His judgment on his other colleagues is equally decisive; of the Austrian diplomatists he writes:
“one must never expect that they will make what is right the foundation of their policy for the simple reason that it is the right. Cautious dishonesty is the characteristic of their association with us. They have nothing which awakens confidence. They intrigue under the mask of good-fellowship.”
It was impossible to look for open co-operation from them;
“their mouths are full of the necessity for common action, but when it is a question of furthering our wishes, then officially it is, ‘We will not oppose,’ and a secret pleasure in preparing obstacles.”
It was just the same with the envoys of the other countries: with few exceptions there is none for whom right has any value in itself.

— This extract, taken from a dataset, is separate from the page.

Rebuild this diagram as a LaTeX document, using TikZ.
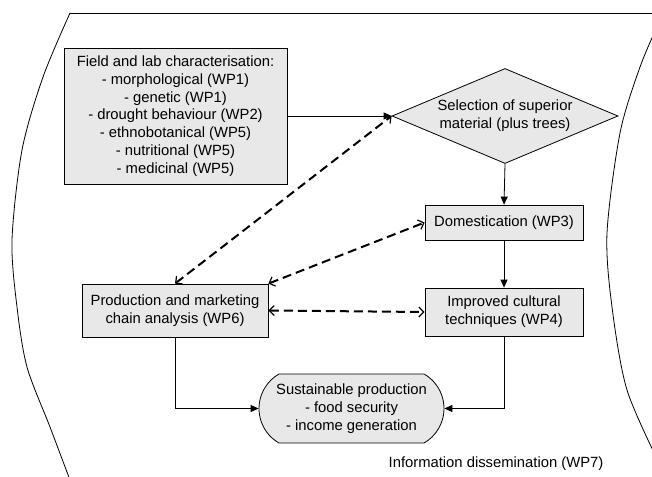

“They are caricatures of diplomatists who put on their official physiognomy if I ask them for a light, and select gestures and words with a truly Regensburg caution, if they ask for the key of the water-closet.” Writing to Gerlach he speaks of “the lying, double-tongued policy of the Austrians. Of all the lies and intrigues that go on up and down the Rhine an honest man from the old Mark has no conception. These South German children of nature are very corrupt.”
His opinion of the diplomatists does not seem to have improved as he knew them better. Years later he wrote:
“There are few diplomatists who in the long run do not prefer to capitulate with their conscience and their patriotism, and to guard the interests of their country and their sovereign with somewhat less decision, rather than, incessantly and with danger to their personal position, to contend with the difficulties which are prepared for them by a powerful and unscrupulous enemy.”

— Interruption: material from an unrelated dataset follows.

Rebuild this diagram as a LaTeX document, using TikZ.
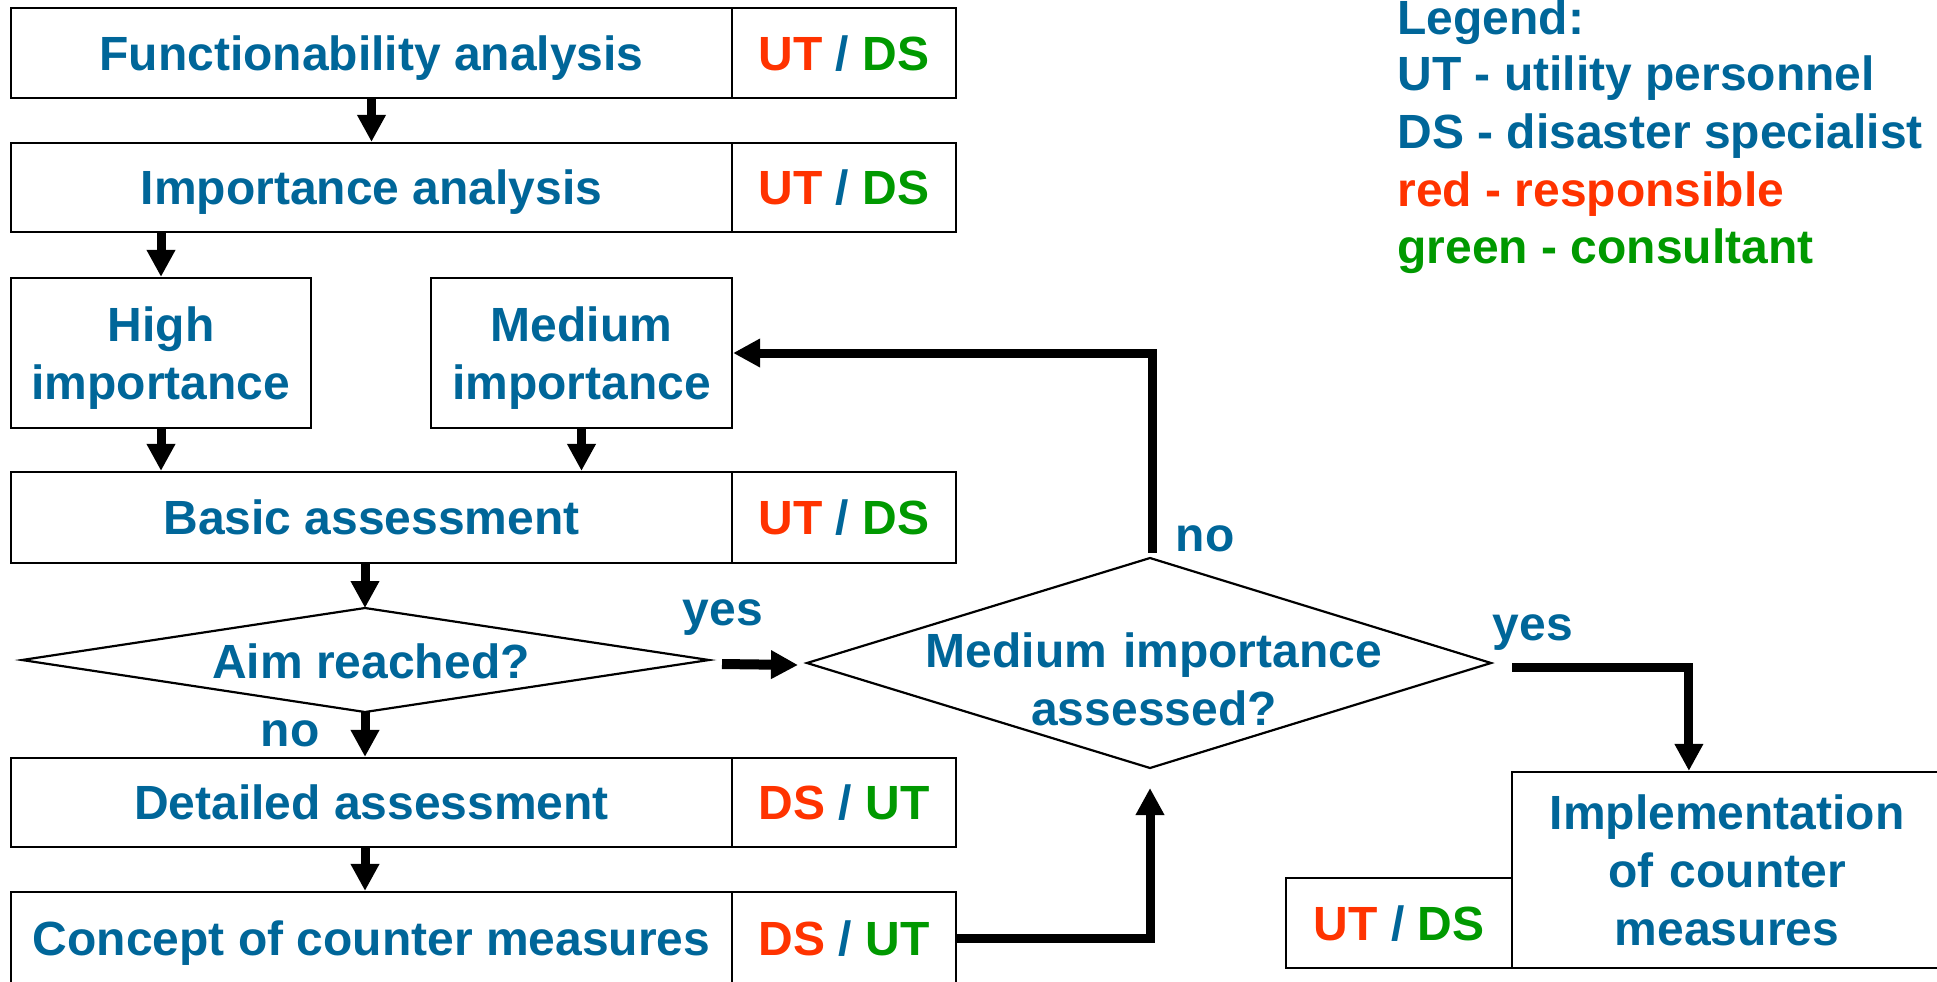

He does not think much better of his own Prussian colleagues; he often complains of the want of support which he received. “With us the official diplomacy,” he writes, “is capable of playing under the same roof with strangers against their own countrymen.”
These letters are chiefly interesting because of the light they throw on his own character at the beginning of his diplomatic career; we must not take them all too seriously. He was too good a raconteur not to make a good story better, and too good a letter-writer not to add something to the effect of his descriptions; besides, as he says elsewhere, he did not easily see the good side of people; his eyes were sharper for their faults than their good qualities.[4] After the first few passages of arms he got on well enough with Thun; when he was recalled two years later Bismarck spoke of him with much warmth. “I like him personally, and should be glad to have him for a neighbour at Schoenhausen.”